Last October, HPC researchers at the Georgia Institute of Technology and Oak Ridge National Laboratory, along with industry partners, were awarded a five-year, $12 million National Science Foundation grant to develop an experimental high-performance computing GPU-based system. The new system, dubbed "Keeneland," is based on Nvidia and HP hardware and is slated to become a TeraGrid resource in early 2012. In addition, the National Center for Supercomputing Applications at the University of Illinois last year launched the production of two GPU clusters, Lincoln and AC, to explore the challenges of GPUs in an HPC production environment. A team of researchers from Temple University recently announced that they were using Lincoln, which is comprised of 192 GPU nodes, to run a parallelized version of the open-source molecular dynamics program HOOMD-blue.
Although the multicore CPUs and specialty hardware found in current supercomputers offer more capacity, they don't necessarily accelerate certain jobs, especially those that run molecular dynamics code, according to Ross Walker, a research professor at the San Diego Supercomputer Center. Because of the mathematics involved in simulating molecules, the limiting factor is not speed, but the runtime of the simulation. The longer the runtime, the more energy the hardware requires and that, in turn, leads to an increase in energy consumption to remove the heat from the data center. Power efficiency is perhaps the biggest benefit of using GPUs in a cluster or supercomputer.
"Each new supercomputer that is coming online now runs our code slower than the previous machine did. The difference is that there are a lot more cores, so you can run more copies at once," Walker says. "But what we've found is that we can scale to a number of GPUs and obtain speed-ups of our code that actually takes us beyond what we could achieve on the latest supercomputers."
Walker says his team is trying to reach "the sweet spot of about 64 GPUs," though he notes that there are some jobs that they could run on a larger number of GPUs.
"With molecular dynamics, the length of the simulation you can run is much more important than the number of them you can run at a given time," he adds.
Despite their recent entry into the realm of large-scale computing, setting up a GPU-based cluster is not that much more difficult — and it may even be simpler, depending on one's technical prowess and patience — than running a typical Beowulf cluster of CPUs. "It should be pretty straightforward, depending on the performance benefit you get from the GPUs.

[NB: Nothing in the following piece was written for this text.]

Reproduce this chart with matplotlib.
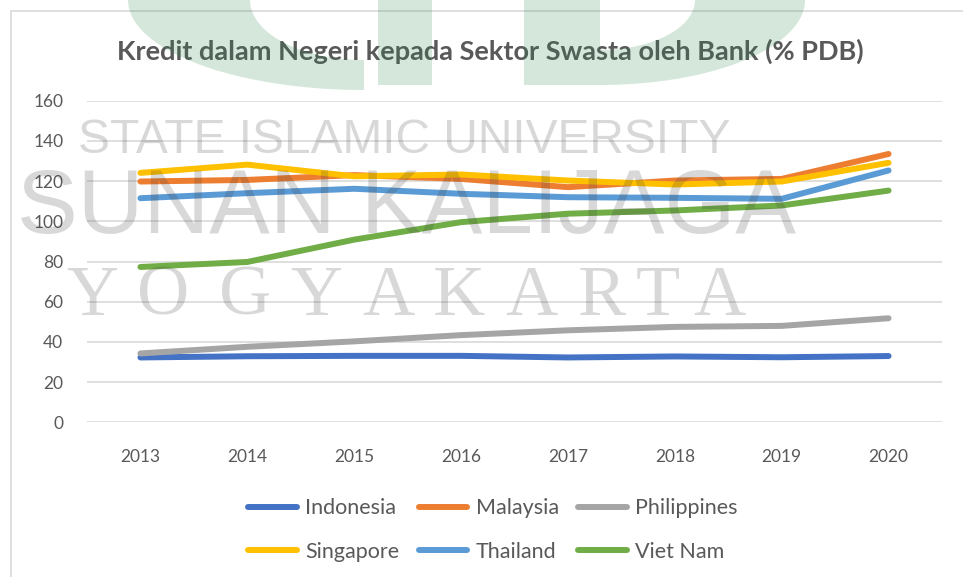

You assume that if the GPUs are worth messing with, you're getting a pretty substantial performance benefit," says Jim Phillips, a senior research programmer at the Beckman Institute for Advanced Science and Technology, who was part of the team that demonstrated one of the earliest examples of running molecular dynamics code across a cluster of GPUs in 2007. "You can get the equivalent performance on a cluster with significantly fewer nodes [than a CPU-based cluster], and fewer nodes makes administration easier and mean time between failure larger," he says.
GPUs in the cloud
GPUs are also beginning to show up among the offerings of cloud computing providers, a development that could allow researchers to dip their toes in the GPU waters without having to commit to a major hardware purchase. In July, Web-services provider PEER 1 Hosting launched the world's largest public general-purpose computation on graphics processing units, and Sabalcore Computing, an on--demand high-performance computing provider, is also offering servers with Tesla GPUs with support for CUDA, its programming language. There is also Hoope Cloud, an Israeli open-source project designed to build cloud-based GPU computing systems based on GPUs, and researchers at the North Carolina State University have developed MatCloud, a cloud infrastructure expressly geared towards scientific computing. Although still under active development, MatCloud is a functional service infrastructure that users can access through a simple Web terminal interface to run MATLAB-like commands.
"I think that there's a great opportunity to use GPUs in cloud computing in general," Stone says. "I am very curious to try some experiments with molecular dynamics simulation and analysis calculations in that environment."